World Wide Web turns 30
Today World Wide Web (WWW) has completed its 30 years and Google marked the anniversary with a GIF Doodle. The doodle shows an old plugged-in computer with a rotating globe.
Sir Tim Berners-Lee, the inventor of WWW was 33 years old when he submitted his proposal on March 12, 1989, while working at Europe's CERN lab had submitted the 'Information Management: A Proposal' to his boss which we today recognize as the birth of the World Wide Web. CERN is a large nuclear physics laboratory in Switzerland.
Firstly, Berners-Lee visualized "a large hypertext database with typed links, "named "Mesh," to help his colleagues at CERN share information amongst multiple computers.
Berners-Lee's boss first response of his boss was, "Vague but exciting." Later he gave him time to develop the humble flowchart into a working model, writing the HTML language, the HTTP application, and WorldWideWeb.app, the first Web browser and page editor. By the year 1991, the external Web servers were up and running.
In April 1993, the web was made public. With the launch of Mosaic in November, it started gaining popularity, the first search engine to accept pictures. That transformed the web, making it user-friendly.
Later Mosaic was replaced by the likes of Internet Explorer, Mozilla Firefox and Google Chrome. The 2000s is the beginning of wireless internet for all.
On this special day of his revolutionary innovation in a media interaction, Tim Berners-Lee, appealed for internet users to endeavour to maintain "complete control" of their data.
He condemned the growing commodification of personal information and has been on a duty to save his invention from a variety of problems progressively dominating online life, plus misinformation and a lack of data protection.
At Europe's physics lab CERN, where he first came up with the idea for the web 30 years ago, told a small group of journalists, "You should have complete control of your data. It's not oil. It's not a commodity."

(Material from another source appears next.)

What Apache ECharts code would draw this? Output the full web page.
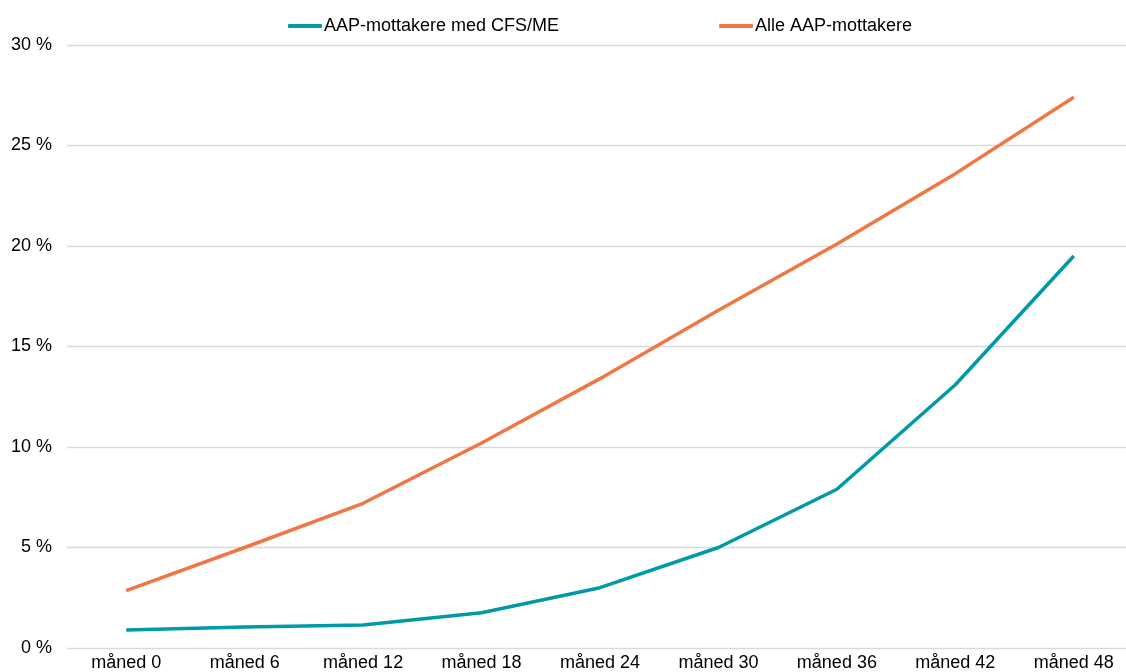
<!DOCTYPE html>
<html>
<head>
<meta charset="utf-8">
<script src="https://cdn.jsdelivr.net/npm/echarts@6/dist/echarts.min.js"></script>
<style>html,body{margin:0;padding:0;background:#fff;}#c{width:1126px;height:672px;}</style>
</head>
<body>
<div id="c"></div>
<script>
const categories = ['måned 0','måned 6','måned 12','måned 18','måned 24','måned 30','måned 36','måned 42','måned 48'];
const cfsName = 'AAP-mottakere med CFS/ME';
const allName = 'Alle AAP-mottakere';
const cfsValues = [0.9, 1.05, 1.15, 1.75, 3.0, 5.0, 7.9, 13.1, 19.5];
const allValues = [2.85, 5.0, 7.2, 10.2, 13.4, 16.8, 20.1, 23.6, 27.4];
const yTicks = [0, 5, 10, 15, 20, 25, 30];

const font = 'Liberation Sans, Arial, Helvetica, sans-serif';
const chart = echarts.init(document.getElementById('c'), null, {renderer:'canvas'});
chart.setOption({
  animation: false,
  backgroundColor: '#fff',
  legend: {
    top: 12, left: 283, itemGap: 160, itemWidth: 34, itemHeight: 4,
    icon: 'roundRect',
    textStyle: { fontFamily: font, fontSize: 18, color: '#000', padding: [0,0,0,-3] },
    data: [cfsName, allName]
  },
  grid: { left: 67, width: 1066, top: 45, bottom: 24, containLabel: false, outerBoundsMode: 'none' },
  xAxis: {
    type: 'category', data: categories, boundaryGap: true,
    axisLine: { show: false }, axisTick: { show: false },
    axisLabel: { fontFamily: font, fontSize: 18, color: '#000', margin: 6, interval: 0 }
  },
  yAxis: {
    type: 'value', min: yTicks[0], max: yTicks[yTicks.length-1], interval: 5,
    axisLine: { show: false }, axisTick: { show: false },
    splitLine: { lineStyle: { color: '#d9d9d9', width: 1.3 } },
    axisLabel: { fontFamily: font, fontSize: 18, color: '#000', margin: 15, formatter: '{value} %' }
  },
  series: [
    { name: cfsName, type: 'line', data: cfsValues, symbol: 'none', color: '#009aa6',
      lineStyle: { width: 3.5, color: '#009aa6' } },
    { name: allName, type: 'line', data: allValues, symbol: 'none', color: '#ef7744',
      lineStyle: { width: 3.5, color: '#ef7744' } }
  ]
});
</script>
</body>
</html>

Berners-Lee writes in the letter on The Web Foundation, "Today (March 11), 30 years on from my original proposal for an information management system, half the world is online. It's a moment to celebrate how far we've come, but also an opportunity to reflect on how far we have yet to go."
But he warned, "it has also created an opportunity for scammers, given a voice to those who spread hatred, and made all kinds of crimes easier to commit".
He said, "If we give up on building a better web now, then the web will not have failed us. We will have failed the web."
Thanks to the World Wide Web invention which has changed the future of the human world.